From 1999 through 2001, Verkhovskaya served as a consultant for A.B. Data, Ltd., to provide notice of the Holocaust Victim Assets Litigation (Swiss Banks), a $1.25 billion class action settlement, to potential class members. Her efforts resulted in the notification of more than two million people, including Jews and Romanies throughout 109 countries, and translating settlements in 80 different languages.

===Business===

In 2001, Verkhovskaya joined A.B. Data, Ltd., and was its senior executive vice president and chief operating officer of its class action administration company, where she was involved in class action administration and notice implementation in the United States and abroad. She has provided expert testimony and affidavits concerning class action notice manageability and adequacy, class certification, settlement, and fund distribution issues in a variety of class action litigation areas, including: securities fraud, ERISA, consumer, insurance, employment, civil and human rights, environmental, and antitrust.

Verkhovskaya was also the project director for the Holocaust Era Asset Restitution Taskforce (Project HEART), a Holocaust restitution program created by the Jewish Agency for Israel and the Israeli government. Its purpose is to locate Holocaust victims and their heirs whose property was confiscated during the Holocaust and provide information to them to help them obtain restitution for that property. A.B. Data is administering the project, and Verkhovskaya is managing all aspects of it, including public relations, advertising, and maintaining a website and call center for it.

Verkhovskaya was the only female chief operating officer in the industry and was named a finalist in 2009 in both the Best Executive—Service Businesses category for The Stevie Awards for Women in Business and the Best Executive of the Year—Services category for The American Business Awards.
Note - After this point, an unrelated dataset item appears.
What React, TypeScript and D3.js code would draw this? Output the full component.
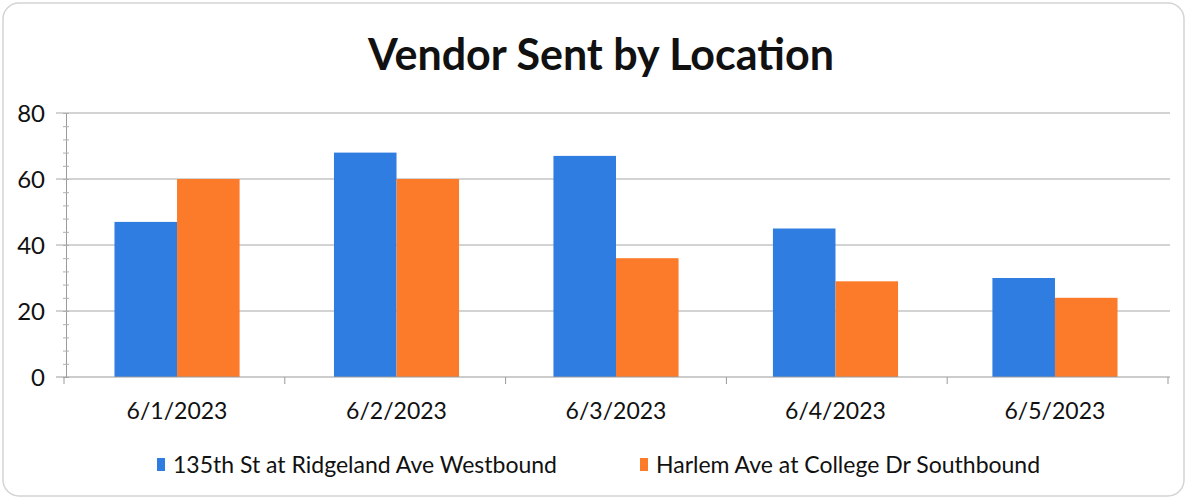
import React, { useEffect, useRef } from "react";
import * as d3 from "d3";

const dates = ["6/1/2023", "6/2/2023", "6/3/2023", "6/4/2023", "6/5/2023"];
const seriesNames = [
  "135th St at Ridgeland Ave Westbound",
  "Harlem Ave at College Dr Southbound",
];
const ridgeland = [47, 68, 67, 45, 30];
const harlem = [60, 60, 36, 29, 24];
const colors = ["#2F7DE1", "#FC7B2A"];
const yTicks = [0, 20, 40, 60, 80];

const width = 1187;
const height = 501;
const left = 64;
const right = 1168;
const top = 113;
const bottom = 377;
const font = "Lato, 'Open Sans', sans-serif";

const App = () => {
  const ref = useRef<SVGSVGElement>(null);

  useEffect(() => {
    let svg = d3.select(ref.current);
    svg.selectAll("*").remove();

    // frame
    svg
      .append("rect")
      .attr("x", 3)
      .attr("y", 3)
      .attr("width", width - 6)
      .attr("height", height - 8)
      .attr("rx", 16)
      .attr("fill", "#fff")
      .attr("stroke", "#d4d4d4")
      .attr("stroke-width", 1.5);

    svg
      .append("text")
      .attr("x", 601)
      .attr("y", 70)
      .attr("text-anchor", "middle")
      .attr("font-family", font)
      .attr("font-weight", "bold")
      .attr("font-size", 43)
      .attr("fill", "#111")
      .text("Vendor Sent by Location");

    let xScale = d3
      .scaleBand()
      .domain(dates)
      .range([left, right])
      .paddingInner(0.43)
      .paddingOuter(0.23);

    let inner = d3
      .scaleBand()
      .domain(seriesNames)
      .range([0, xScale.bandwidth()]);

    let yScale = d3.scaleLinear().domain([0, 80]).range([bottom, top]);

    // gridlines
    svg
      .append("g")
      .selectAll("line")
      .data(yTicks.slice(1))
      .enter()
      .append("line")
      .attr("x1", left - 8)
      .attr("x2", right + 2)
      .attr("y1", (d) => yScale(d))
      .attr("y2", (d) => yScale(d))
      .attr("stroke", "#a8a8a8")
      .attr("stroke-width", 1.2);

    // y axis with minor ticks
    let yAxis = d3
      .axisLeft(yScale)
      .tickValues(d3.range(0, 81, 4))
      .tickSize(3)
      .tickFormat(() => "");
    let yg = svg
      .append("g")
      .attr("transform", "translate(" + (left + 2) + ",0)")
      .call(yAxis);
    yg.selectAll("path").attr("stroke", "#9a9a9a");
    yg.selectAll("line").attr("stroke", "#b0b0b0").attr("x2", -3).attr("x1", 3);

    svg
      .append("g")
      .selectAll("text")
      .data(yTicks)
      .enter()
      .append("text")
      .attr("x", 45)
      .attr("y", (d) => yScale(d) + 9)
      .attr("text-anchor", "end")
      .attr("font-family", font)
      .attr("font-size", 24)
      .attr("fill", "#111")
      .text((d) => d);

    // bars
    let data = [ridgeland, harlem];
    data.forEach((values, s) => {
      svg
        .append("g")
        .selectAll("rect")
        .data(values)
        .enter()
        .append("rect")
        .attr("x", (d, i) => xScale(dates[i])! + inner(seriesNames[s])!)
        .attr("width", inner.bandwidth())
        .attr("y", (d) => yScale(d))
        .attr("height", (d) => bottom - yScale(d))
        .attr("fill", colors[s]);
    });

    // x axis
    svg
      .append("line")
      .attr("x1", left - 8)
      .attr("x2", right + 2)
      .attr("y1", bottom)
      .attr("y2", bottom)
      .attr("stroke", "#9a9a9a")
      .attr("stroke-width", 1.2);

    let boundaries = d3.range(dates.length + 1).map((i) => left + i * (right - left) / dates.length);
    svg
      .append("g")
      .selectAll("line")
      .data(boundaries)
      .enter()
      .append("line")
      .attr("x1", (d) => d)
      .attr("x2", (d) => d)
      .attr("y1", bottom)
      .attr("y2", bottom + 7)
      .attr("stroke", "#9a9a9a");

    svg
      .append("g")
      .selectAll("text")
      .data(dates)
      .enter()
      .append("text")
      .attr("x", (d) => xScale(d)! + xScale.bandwidth() / 2)
      .attr("y", 419)
      .attr("text-anchor", "middle")
      .attr("font-family", font)
      .attr("font-size", 23)
      .attr("fill", "#111")
      .text((d) => d);

    // legend
    let legendX = [157, 640];
    seriesNames.forEach((name, i) => {
      let g = svg.append("g").attr("transform", "translate(" + legendX[i] + ",0)");
      g.append("rect")
        .attr("x", 0)
        .attr("y", 458)
        .attr("width", 8)
        .attr("height", 13)
        .attr("fill", colors[i]);
      g.append("text")
        .attr("x", 16)
        .attr("y", 473)
        .attr("font-family", font)
        .attr("font-size", 23)
        .attr("fill", "#111")
        .text(name);
    });
  }, []);

  return (
    <svg
      ref={ref}
      width={width}
      height={height}
      style={{ position: "absolute", left: 0, top: 0 }}
    ></svg>
  );
};

export default App;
In 2017, she became the Managing Director of DRRT, an international law firm that focuses on class action litigation and class action claims filings. She left DRRT and in 2018, Verkhovskaya founded her own firm Class Experts Group LLC, where she currently serves as the President.

===Film production===

====The Last Days====

Verkhovskaya was the field producer and the production manager in The Last Days, a documentary feature receiving an Oscar nomination in 1998 and an Oscar win at the 1999 Academy Awards in the 'Best Documentary Feature' category, and which was nominated for an Eddie Award for 'Best Edited Documentary Film' at the American Cinema Editors Awards.

The film tells the stories of five Hungarian Jews during the Holocaust, focussing on the horrors of life in the concentration camps, but also stressing the optimism and desire to survive of the survivors themselves. Steven Spielberg served as executive producer.
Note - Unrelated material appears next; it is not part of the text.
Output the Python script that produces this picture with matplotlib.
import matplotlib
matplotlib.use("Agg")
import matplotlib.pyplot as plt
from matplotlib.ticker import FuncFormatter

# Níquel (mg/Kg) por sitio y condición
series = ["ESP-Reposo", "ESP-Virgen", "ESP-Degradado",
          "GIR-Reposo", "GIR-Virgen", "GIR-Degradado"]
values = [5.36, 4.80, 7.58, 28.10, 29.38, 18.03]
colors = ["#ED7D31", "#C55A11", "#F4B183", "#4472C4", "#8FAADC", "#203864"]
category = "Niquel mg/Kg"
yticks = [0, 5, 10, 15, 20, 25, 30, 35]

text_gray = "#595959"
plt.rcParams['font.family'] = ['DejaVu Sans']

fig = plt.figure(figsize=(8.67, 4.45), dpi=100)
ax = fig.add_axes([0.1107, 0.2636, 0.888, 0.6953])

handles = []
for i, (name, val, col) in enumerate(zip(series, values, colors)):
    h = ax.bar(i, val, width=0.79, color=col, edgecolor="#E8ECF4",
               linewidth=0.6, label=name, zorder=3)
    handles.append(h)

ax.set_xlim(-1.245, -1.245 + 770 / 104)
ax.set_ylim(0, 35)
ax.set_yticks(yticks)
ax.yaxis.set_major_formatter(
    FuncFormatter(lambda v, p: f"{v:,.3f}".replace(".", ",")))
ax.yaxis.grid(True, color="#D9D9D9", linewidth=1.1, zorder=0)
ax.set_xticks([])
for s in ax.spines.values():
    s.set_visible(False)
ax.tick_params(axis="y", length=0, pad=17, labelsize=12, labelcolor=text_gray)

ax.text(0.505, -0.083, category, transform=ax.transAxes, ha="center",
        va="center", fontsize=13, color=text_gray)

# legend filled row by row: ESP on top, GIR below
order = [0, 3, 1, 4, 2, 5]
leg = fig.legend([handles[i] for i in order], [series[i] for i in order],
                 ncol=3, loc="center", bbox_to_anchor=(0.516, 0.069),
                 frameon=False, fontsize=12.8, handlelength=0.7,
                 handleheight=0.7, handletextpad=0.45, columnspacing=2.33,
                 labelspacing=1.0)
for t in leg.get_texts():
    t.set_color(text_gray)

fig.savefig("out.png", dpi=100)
====Children From the Abyss====

Verkhovskaya coproduced Children from the Abyss (2001), a documentary that won the 54th Annual Christopher Award in the Television & Cable category.

In Children from the Abyss, part of Broken Silence (2002), a five-documentary series produced by Steven Spielberg, Russian Holocaust survivors detail their experience of resistance, betrayal, collaborators, rescuers, bystanders, and the desire for revenge.

===Activism===

Verkhovskaya has served on the Advisory Committee for New Émigrés in New York City and is a founder and member of the Board of Directors of the Archive: Institute of Russian Jewish American Diaspora, New York City, Sir Martin Gilbert, Honorary Chair, a nonprofit organization founded to preserve the history and collective memory of the Jewish immigrant community from the former Soviet Union.

== Expert Witness ==
Anya Verkhovskaya has also provided expert witness testimony in numerous telephone consumer protection act cases, some of which include:

- Shamblin v. Obama for America
- Amber Goins v. Wal-Mart Stores, Inc., d/b/a Walmart and Palmer Recovery Attorneys, PLLC, f/k/a Palmer, Reifler & Associates
- Sidney Naiman v. Total Merchant Services, Inc. and Quality Merchant Services, Inc.
- Jim Youngman and Robert Allen v. A&B Insurance and Financial, Inc.
- Ken Johansen v. Santanna Natural Gas Corporation, dba Santanna Energy Services, v. Liberal United Marketing, Inc. a/k/a Liberal United Marketing C and P Inc., and Jacob T. Adigwe
- Estrellita Reyes v. BCA Financial Services, Inc.
- Abante Rooter and Plumbing, Inc., Mark Hankins, and Philip J. Charvat v. Alarm.com Incorporated, and Alarm.com Holdings, Inc.
- Thomas H. Krakauer v. Dish Network LLC.
- Diana Mey v. Frontier Communications Corporation
- In re Collecto, Inc. Telephone Consumer Protection Act (TCPA) Litigation
- In re Scottish re Group Securities Litigation
- Cordoba v. DirecTV, LLC.
- Abante Rooter & Plumbing, Inc. v. Alarm.com Inc.
- Youngman v. A&B Insurance and Financial, Inc.
- Krakauer v. Dish Network, LLC.

===Family===
Verkhovskaya got married while in Bulgaria working for the Survivors of the Shoah Visual History Foundation and was later divorced. She gave birth to a son in 1999, a daughter in 2002, and another son in 2005.

==Patents==
- Patent Title: Reverse Printed Book
The patent was applied for and later abandoned. It was duplicative of existing patents.

==Recognition==

===Awards and nominations===

- 2009, Stevie Awards finalist, 'Women in Business'
- 2009, Stevie Awards finalist, 'Best Executive of the Year'
- 2011, Stevie Awards winner, 'Women in Business'
- 2003, Christopher Award for co-producer for the Broken Silence (2002)
- 1999, Eddie Award Nominee, Best Edited Documentary Film: The Last Days (1998)
- 1999, Academy of Motion Picture Arts and Sciences Oscar Award Winner, Best Documentary Feature: The Last Days (1998)
- 1999, Online Film & Television Association (OFTA) Award Nominee, Best Documentary Picture: The Last Days (1998)
Stevie Awards are bulk awards that only prove that one paid for the award.